[Start of Provided material]

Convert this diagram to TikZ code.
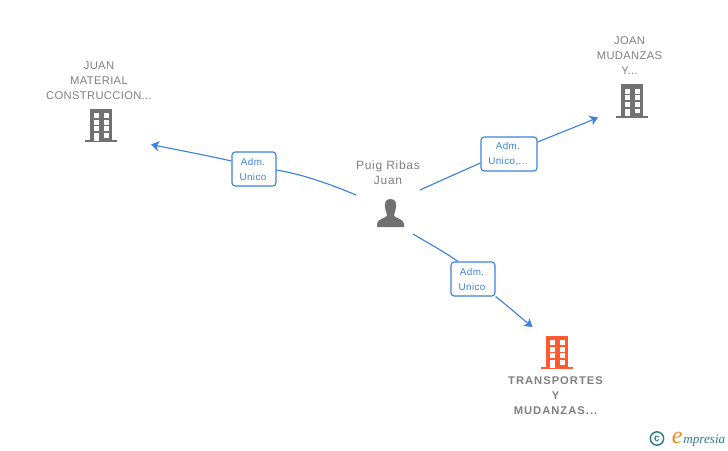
\documentclass[tikz,border=0pt]{standalone}
\usepackage{fontspec}
\setmainfont{Liberation Sans}
\newfontfamily\nametext[LetterSpace=3]{Liberation Sans}
\newfontfamily\puigtext[LetterSpace=6]{Liberation Sans}
\newfontfamily\boldtext[LetterSpace=9]{Liberation Sans Bold}
\newfontfamily\edgetext[LetterSpace=4]{Liberation Sans}
\newfontfamily\logotext{Liberation Serif Italic}
\usetikzlibrary{arrows.meta}
\definecolor{linkblue}{HTML}{3C82DC}
\definecolor{labelgrey}{HTML}{808080}
\definecolor{icongrey}{HTML}{717171}
\definecolor{accent}{HTML}{FF5A30}
\definecolor{logoteal}{HTML}{2F7C8F}
\definecolor{logoorange}{HTML}{F08A1D}
\newcommand{\rl}[1]{\raisebox{-.75pt}{#1\kern1.5pt}}
\tikzset{
  x=0.75pt,y=-0.75pt,
  nameline/.style={text=labelgrey,align=center,font=\nametext\fontsize{8.4pt}{11.25pt}\selectfont,inner sep=0pt},
  puigline/.style={text=labelgrey,align=center,font=\puigtext\fontsize{9pt}{11.25pt}\selectfont,inner sep=0pt},
  boldline/.style={text=labelgrey,align=center,font=\boldtext\fontsize{8.4pt}{11.25pt}\selectfont,inner sep=0pt},
  rolebox/.style={draw=linkblue,line width=0.85pt,rounded corners=2.4pt,fill=white,text=linkblue,align=center,
    font=\edgetext\fontsize{7.4pt}{11.25pt}\selectfont,inner sep=0pt},
  link/.style={draw=linkblue,line width=0.85pt},
  arrowlink/.style={link,-{Stealth[length=6pt,width=7.5pt,inset=1.6pt]}},
  pics/building/.style={code={
    \fill[#1] (-11,-17) rectangle (11,15);
    \fill[#1] (-16,14.5) rectangle (16,16.5);
    \foreach \r in {-12.5,-6,0.5}{
      \fill[white] (-7,\r) rectangle ++(5,5);
      \fill[white] (3,\r) rectangle ++(5,5);
    }
    \fill[white] (-7,7.5) rectangle (-2,15);
    \fill[white] (3,7.5) rectangle (8,12);
  }},
}
\begin{document}
\begin{tikzpicture}
\useasboundingbox (0,0) rectangle (728,450);
\fill[white] (0,0) rectangle (728,450);

% buildings
\pic at (101,125.5) {building=icongrey};
\pic at (631.5,101) {building=icongrey};
\pic at (557,352.5) {building=accent};

% person
\fill[icongrey] (390.5,199) .. controls (385.5,199) and (384.5,203) .. (385,207) .. controls (385.3,211) and (387,213) .. (387,215.5)
  .. controls (387,218) and (377,218.5) .. (377,224) -- (377,227) -- (404,227) -- (404,224) .. controls (404,218.5) and (394,218) .. (394,215.5)
  .. controls (394,213) and (395.7,211) .. (396,207) .. controls (396.5,203) and (395.5,199) .. (390.5,199) -- cycle;

% names
\node[nameline] (juan) at (99,80.5) {JUAN\\MATERIAL\\CONSTRUCCION...};
\node[nameline] (joan) at (629.5,55.5) {JOAN\\MUDANZAS\\Y...};
\node[puigline] (puig) at (388,172.5) {Puig Ribas\\Juan};
\node[boldline] (transp) at (555.5,395.5) {TRANSPORTES\\Y\\MUDANZAS...};

% anchors of links
\coordinate (s1) at (356,195);
\coordinate (t1) at (151,144.5);
\coordinate (s2) at (420,190);
\coordinate (t2) at (598,117.5);
\coordinate (s3) at (413,234);
\coordinate (t3) at (532.5,327);

% role boxes
\node[rolebox,minimum width=33pt,minimum height=25.5pt] (r1) at (254,169) {\rl{Adm.}\\\rl{Unico}};
\node[rolebox,minimum width=42pt,minimum height=25.5pt] (r2) at (509,154) {\rl{Adm.}\\\rl{Unico,...}};
\node[rolebox,minimum width=33pt,minimum height=25.5pt] (r3) at (473,279) {\rl{Adm.}\\\rl{Unico}};

% links
\draw[link] (s1) .. controls (325,182) and (300,174) .. (r1.east |- 0,170);
\draw[arrowlink] (r1.west |- 0,161) .. controls (205,155) and (178,150) .. (t1);
\draw[link] (s2) .. controls (440,181) and (460,172) .. (r2.west |- 0,163);
\draw[arrowlink] (r2.east |- 0,142) .. controls (560,133) and (580,125) .. (t2);
\draw[link] (s3) .. controls (428,243) and (443,251) .. (458,261.5);
\draw[arrowlink] (r3.south east) .. controls (508,306) and (520,317) .. (t3);

% logo
\node[circle,draw=logoteal,line width=1.1pt,text=logoteal,inner sep=0pt,minimum size=10pt,font=\bfseries\fontsize{7.5pt}{7.5pt}\selectfont] (copy) at (657,438.5) {c};
\node[anchor=base west,inner sep=0pt,text=logoorange,font=\logotext\fontsize{18pt}{18pt}\selectfont] (logoe) at (671.5,443) {e};
\node[anchor=base west,inner sep=0pt,text=logoteal,font=\logotext\fontsize{9.9pt}{10pt}\selectfont] (logor) at (683,443) {mpresia};
\end{tikzpicture}
\end{document}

[End of Provided material]

• [Work to complete] Go through the listing above and list every line that has the word "code".

• [Reply]
Convert this diagram to TikZ code.
  pics/building/.style={code={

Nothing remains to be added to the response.